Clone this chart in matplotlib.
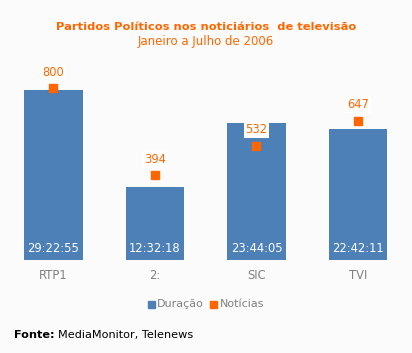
import matplotlib
matplotlib.use("Agg")
import matplotlib.pyplot as plt
from matplotlib.patches import Rectangle

categories = ["RTP1", "2:", "SIC", "TVI"]
duracao_labels = ["29:22:55", "12:32:18", "23:44:05", "22:42:11"]
noticias = [800, 394, 532, 647]

def to_hours(s):
    h, m, sec = (int(p) for p in s.split(":"))
    return h + m / 60 + sec / 3600

duracao = [to_hours(s) for s in duracao_labels]

BG = "#fbfbfb"
BLUE = "#4d80b6"
ORANGE = "#ff6600"
GRAY = "#808080"
FS = 8.3

W, H = 412, 353
fig = plt.figure(figsize=(W / 100, H / 100), dpi=100, facecolor=BG)

def px(x0, y0, x1, y1):
    return [x0 / W, 1 - y1 / H, (x1 - x0) / W, (y1 - y0) / H]

ax = fig.add_axes(px(2.75, 60, 408.75, 260))
ax.set_facecolor("none")
x = list(range(len(categories)))
ax.bar(x, duracao, width=0.58, color=BLUE, zorder=1)
ax.set_xlim(-0.5, 3.5)
ax.set_ylim(0, max(duracao) * 200 / 170)
for s in ax.spines.values():
    s.set_visible(False)
ax.set_yticks([])
ax.set_xticks(x)
ax.set_xticklabels(categories, color=GRAY, fontsize=FS)
ax.tick_params(axis="x", length=0, pad=6.5)
for xi, lab in zip(x, duracao_labels):
    ax.annotate(lab, (xi, 0), xytext=(0, 8.6), textcoords="offset points",
                ha="center", va="center", color="white", fontsize=FS, zorder=3)

ax2 = ax.twinx()
ax2.set_ylim(0, max(noticias) * 200 / 172)
ax2.set_yticks([])
for s in ax2.spines.values():
    s.set_visible(False)
ax2.plot(x, noticias, linestyle="none", marker="s", markersize=5.2,
         color=ORANGE, zorder=4)
for xi, v in zip(x, noticias):
    ax2.annotate(str(v), (xi, v), xytext=(0, 11.5), textcoords="offset points",
                 ha="center", va="center", color=ORANGE, fontsize=FS, zorder=5,
                 bbox=dict(boxstyle="square,pad=0.15", fc="white", ec="none"))

fig.text(206 / W, 1 - 27 / H, "Partidos Políticos nos noticiários  de televisão",
         ha="center", va="center", color=ORANGE, fontsize=8.25, fontweight="bold")
fig.text(206 / W, 1 - 42 / H, "Janeiro a Julho de 2006",
         ha="center", va="center", color=ORANGE, fontsize=8.5)

# legend
fig.patches.append(Rectangle((148 / W, 1 - 308 / H), 7 / W, 7 / H,
                             transform=fig.transFigure, color=BLUE))
fig.text(157 / W, 1 - 304 / H, "Duração", ha="left", va="center",
         color=GRAY, fontsize=8)
fig.patches.append(Rectangle((210 / W, 1 - 308 / H), 7 / W, 7 / H,
                             transform=fig.transFigure, color=ORANGE))
fig.text(220 / W, 1 - 304 / H, "Notícias", ha="left", va="center",
         color=GRAY, fontsize=8)

t = fig.text(14 / W, 1 - 335 / H, "Fonte:", ha="left", va="center",
             color="black", fontsize=8.1, fontweight="bold")
fig.canvas.draw()
bb = t.get_window_extent()
fig.text((bb.x1 + 3) / W, 1 - 335 / H, "MediaMonitor, Telenews", ha="left",
         va="center", color="black", fontsize=8.1)

fig.savefig("out.png", dpi=100, facecolor=BG)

==================================================

__Objective__: Exactly restate the lines from the beginning of the data through the line with "duracao = [to_hours(s)", and no others, keeping pictures out.

__Task solution__:
Clone this chart in matplotlib.
import matplotlib
matplotlib.use("Agg")
import matplotlib.pyplot as plt
from matplotlib.patches import Rectangle

categories = ["RTP1", "2:", "SIC", "TVI"]
duracao_labels = ["29:22:55", "12:32:18", "23:44:05", "22:42:11"]
noticias = [800, 394, 532, 647]

def to_hours(s):
    h, m, sec = (int(p) for p in s.split(":"))
    return h + m / 60 + sec / 3600

duracao = [to_hours(s) for s in duracao_labels]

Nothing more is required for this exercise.